TASK BRIEF = Count every line below that contains "this", then state the total with no other output.

DATASET RECORDS =
— begin —

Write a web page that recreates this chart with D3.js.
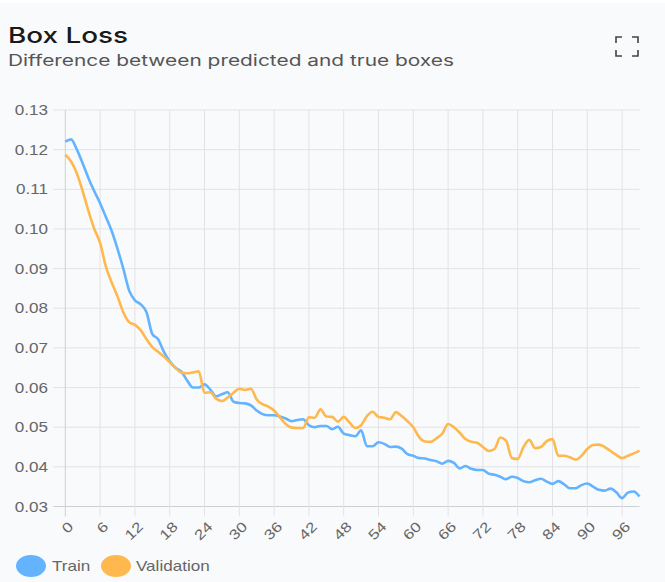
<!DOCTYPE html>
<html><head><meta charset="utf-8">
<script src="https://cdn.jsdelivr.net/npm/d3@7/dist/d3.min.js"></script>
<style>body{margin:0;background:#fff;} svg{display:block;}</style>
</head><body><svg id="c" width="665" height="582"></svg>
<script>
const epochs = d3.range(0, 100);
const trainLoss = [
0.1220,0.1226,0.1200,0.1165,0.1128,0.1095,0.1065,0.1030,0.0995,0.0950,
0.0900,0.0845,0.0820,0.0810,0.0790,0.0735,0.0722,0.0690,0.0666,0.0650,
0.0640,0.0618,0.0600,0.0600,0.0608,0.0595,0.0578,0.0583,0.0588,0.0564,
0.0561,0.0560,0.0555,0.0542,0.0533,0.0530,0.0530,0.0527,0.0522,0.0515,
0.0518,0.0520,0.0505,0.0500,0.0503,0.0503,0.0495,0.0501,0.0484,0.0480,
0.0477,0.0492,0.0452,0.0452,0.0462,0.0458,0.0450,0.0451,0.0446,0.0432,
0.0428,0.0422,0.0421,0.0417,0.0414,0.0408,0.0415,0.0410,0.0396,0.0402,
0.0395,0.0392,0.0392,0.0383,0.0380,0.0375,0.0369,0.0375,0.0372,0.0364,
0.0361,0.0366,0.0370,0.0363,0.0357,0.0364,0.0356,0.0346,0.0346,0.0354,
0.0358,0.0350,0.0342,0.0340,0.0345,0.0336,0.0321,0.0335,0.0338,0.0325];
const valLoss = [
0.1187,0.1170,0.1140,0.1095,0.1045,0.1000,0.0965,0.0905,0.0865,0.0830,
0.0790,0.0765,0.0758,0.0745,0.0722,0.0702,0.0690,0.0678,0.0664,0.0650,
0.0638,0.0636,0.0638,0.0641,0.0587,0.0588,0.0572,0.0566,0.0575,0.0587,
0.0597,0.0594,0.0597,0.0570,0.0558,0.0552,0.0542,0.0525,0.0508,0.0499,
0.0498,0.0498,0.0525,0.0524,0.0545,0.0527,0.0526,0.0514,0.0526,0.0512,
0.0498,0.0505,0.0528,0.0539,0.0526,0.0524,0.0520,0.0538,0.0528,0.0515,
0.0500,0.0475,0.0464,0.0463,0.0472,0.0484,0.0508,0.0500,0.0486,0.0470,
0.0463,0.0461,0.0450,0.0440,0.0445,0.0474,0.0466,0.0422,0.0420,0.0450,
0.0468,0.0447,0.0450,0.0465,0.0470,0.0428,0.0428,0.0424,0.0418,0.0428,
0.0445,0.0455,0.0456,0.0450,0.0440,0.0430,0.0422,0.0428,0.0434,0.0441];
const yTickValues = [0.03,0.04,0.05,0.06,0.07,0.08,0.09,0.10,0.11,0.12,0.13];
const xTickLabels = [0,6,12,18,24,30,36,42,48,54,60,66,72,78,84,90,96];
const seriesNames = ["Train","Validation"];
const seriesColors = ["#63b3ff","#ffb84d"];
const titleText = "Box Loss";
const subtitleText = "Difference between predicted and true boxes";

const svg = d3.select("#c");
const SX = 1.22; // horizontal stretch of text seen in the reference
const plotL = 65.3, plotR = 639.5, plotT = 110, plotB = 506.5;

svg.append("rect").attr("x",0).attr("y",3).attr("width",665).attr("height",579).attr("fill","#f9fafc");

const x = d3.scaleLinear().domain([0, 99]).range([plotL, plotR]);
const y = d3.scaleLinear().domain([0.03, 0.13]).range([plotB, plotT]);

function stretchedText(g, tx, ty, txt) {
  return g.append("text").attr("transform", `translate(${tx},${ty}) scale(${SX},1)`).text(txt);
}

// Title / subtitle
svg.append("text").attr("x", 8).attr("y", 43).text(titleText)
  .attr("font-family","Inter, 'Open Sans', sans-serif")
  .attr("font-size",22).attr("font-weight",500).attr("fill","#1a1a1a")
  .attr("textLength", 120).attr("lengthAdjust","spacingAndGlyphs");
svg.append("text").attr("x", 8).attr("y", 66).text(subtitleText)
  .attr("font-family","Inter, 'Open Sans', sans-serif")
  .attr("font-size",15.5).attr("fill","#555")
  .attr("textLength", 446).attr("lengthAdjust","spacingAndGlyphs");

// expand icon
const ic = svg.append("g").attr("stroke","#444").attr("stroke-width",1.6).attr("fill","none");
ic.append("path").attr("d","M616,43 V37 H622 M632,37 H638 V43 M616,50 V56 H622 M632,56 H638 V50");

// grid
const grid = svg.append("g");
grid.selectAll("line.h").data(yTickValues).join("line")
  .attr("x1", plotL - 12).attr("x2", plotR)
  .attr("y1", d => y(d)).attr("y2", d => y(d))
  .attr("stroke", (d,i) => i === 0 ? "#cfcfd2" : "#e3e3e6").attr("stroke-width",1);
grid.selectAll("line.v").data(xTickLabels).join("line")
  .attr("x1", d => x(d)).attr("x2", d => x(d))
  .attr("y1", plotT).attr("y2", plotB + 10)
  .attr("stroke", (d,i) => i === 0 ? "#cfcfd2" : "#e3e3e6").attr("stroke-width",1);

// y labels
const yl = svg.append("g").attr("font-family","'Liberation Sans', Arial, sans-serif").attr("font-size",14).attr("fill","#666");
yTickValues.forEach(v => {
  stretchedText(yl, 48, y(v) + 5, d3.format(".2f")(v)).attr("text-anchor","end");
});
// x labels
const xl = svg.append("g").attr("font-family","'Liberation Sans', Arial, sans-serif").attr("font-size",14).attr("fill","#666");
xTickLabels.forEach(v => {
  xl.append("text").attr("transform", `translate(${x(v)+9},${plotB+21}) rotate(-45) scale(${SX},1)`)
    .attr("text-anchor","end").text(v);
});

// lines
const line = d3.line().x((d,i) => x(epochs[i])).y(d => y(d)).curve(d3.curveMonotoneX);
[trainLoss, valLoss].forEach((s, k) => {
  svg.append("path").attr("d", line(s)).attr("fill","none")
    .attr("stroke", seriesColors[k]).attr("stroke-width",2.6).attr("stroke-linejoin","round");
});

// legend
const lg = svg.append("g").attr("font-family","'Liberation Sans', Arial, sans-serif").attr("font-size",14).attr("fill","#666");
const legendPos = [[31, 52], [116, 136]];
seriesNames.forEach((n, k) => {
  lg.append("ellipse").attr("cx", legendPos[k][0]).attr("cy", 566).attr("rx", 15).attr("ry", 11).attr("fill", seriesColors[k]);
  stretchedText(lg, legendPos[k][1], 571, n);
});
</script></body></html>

— end —
— begin —

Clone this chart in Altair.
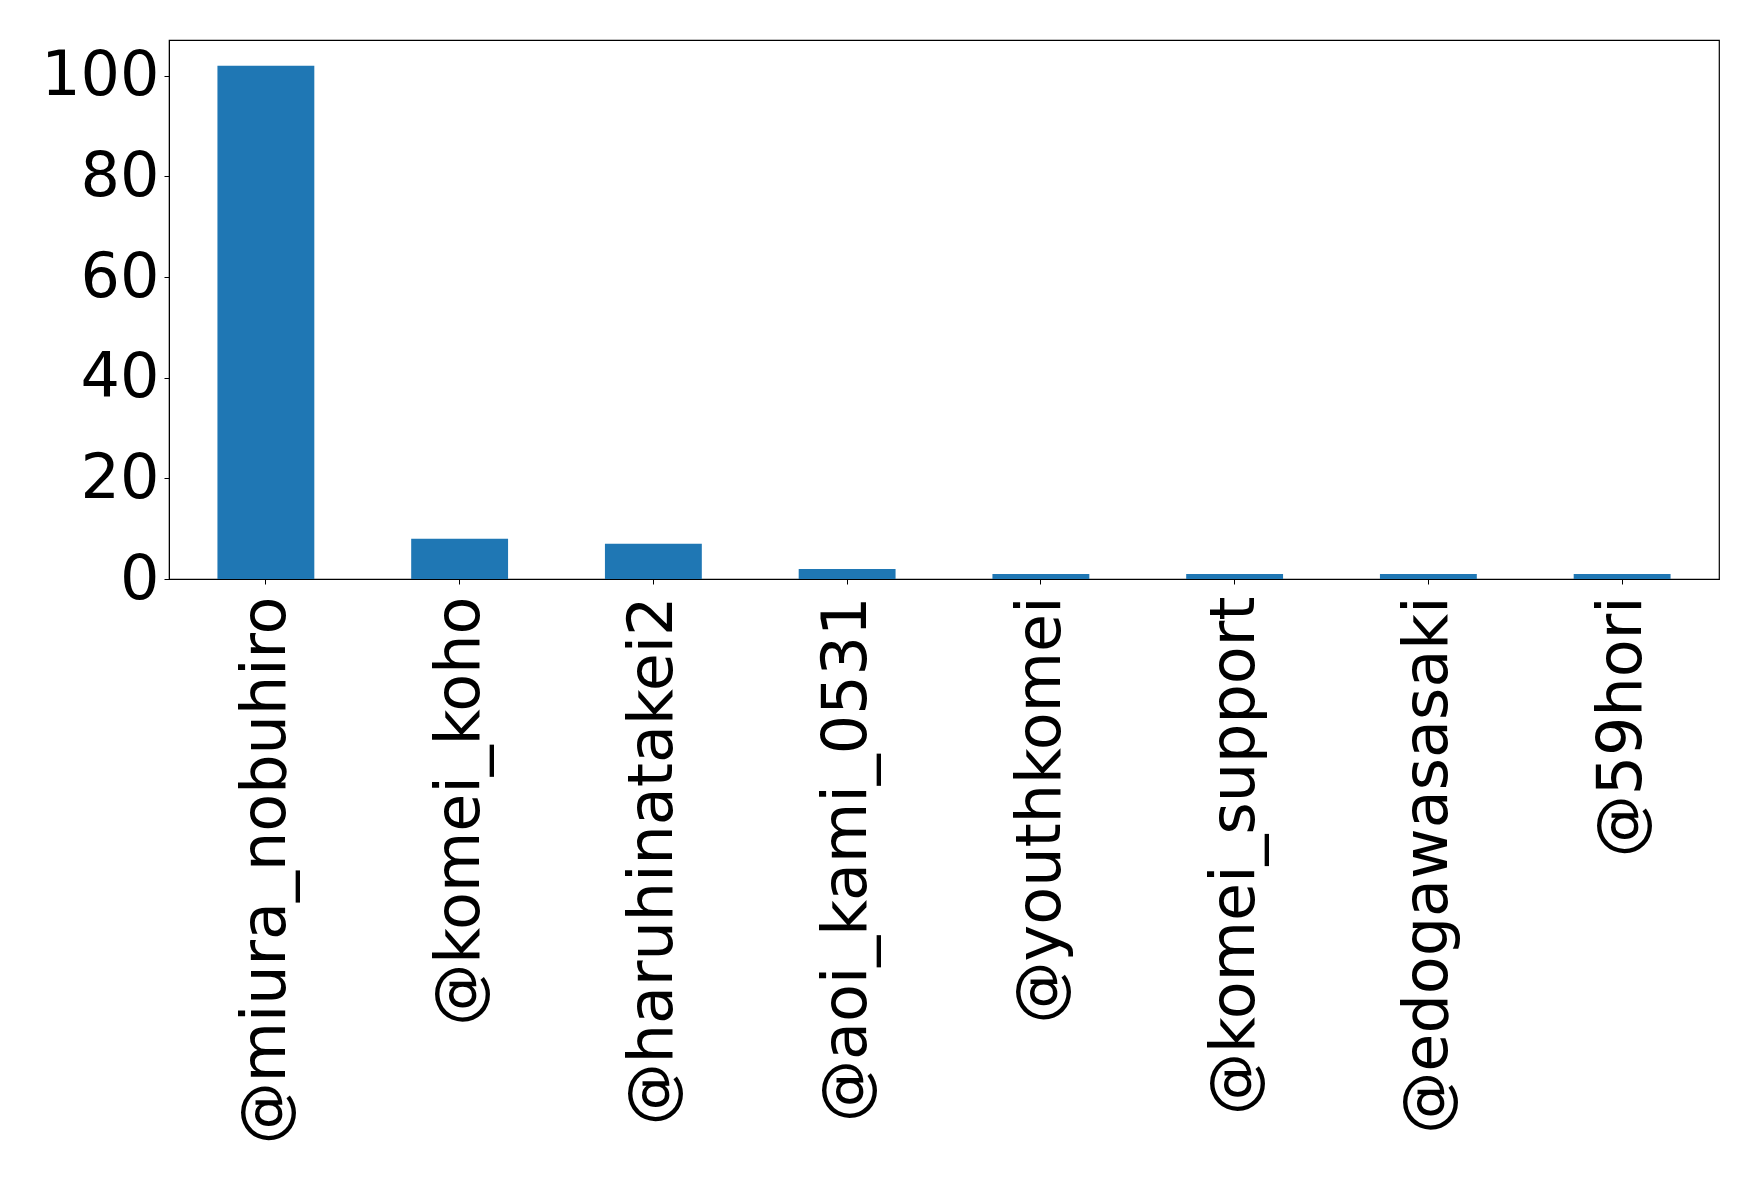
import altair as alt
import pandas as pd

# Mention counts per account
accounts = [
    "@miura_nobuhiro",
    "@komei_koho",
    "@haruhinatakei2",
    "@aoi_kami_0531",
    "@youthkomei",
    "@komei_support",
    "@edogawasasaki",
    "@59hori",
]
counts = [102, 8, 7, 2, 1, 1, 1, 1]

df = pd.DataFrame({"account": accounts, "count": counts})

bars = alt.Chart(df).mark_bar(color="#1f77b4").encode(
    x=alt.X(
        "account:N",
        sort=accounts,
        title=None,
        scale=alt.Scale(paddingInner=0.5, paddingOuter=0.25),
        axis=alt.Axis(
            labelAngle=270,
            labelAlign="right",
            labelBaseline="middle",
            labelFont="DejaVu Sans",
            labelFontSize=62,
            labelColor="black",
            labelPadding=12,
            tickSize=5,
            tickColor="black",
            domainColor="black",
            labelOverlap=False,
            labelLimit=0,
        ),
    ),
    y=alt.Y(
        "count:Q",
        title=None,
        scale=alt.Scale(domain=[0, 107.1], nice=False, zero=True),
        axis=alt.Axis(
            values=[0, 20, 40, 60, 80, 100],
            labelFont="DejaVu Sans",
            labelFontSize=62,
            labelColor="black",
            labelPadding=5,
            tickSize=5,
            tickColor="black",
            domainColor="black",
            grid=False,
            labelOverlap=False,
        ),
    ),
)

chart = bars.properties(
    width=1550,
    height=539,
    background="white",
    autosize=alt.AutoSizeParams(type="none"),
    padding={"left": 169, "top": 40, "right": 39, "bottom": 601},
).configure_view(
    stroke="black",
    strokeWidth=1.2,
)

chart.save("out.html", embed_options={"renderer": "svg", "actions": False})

— end —

EXERCISE OUTPUT = 2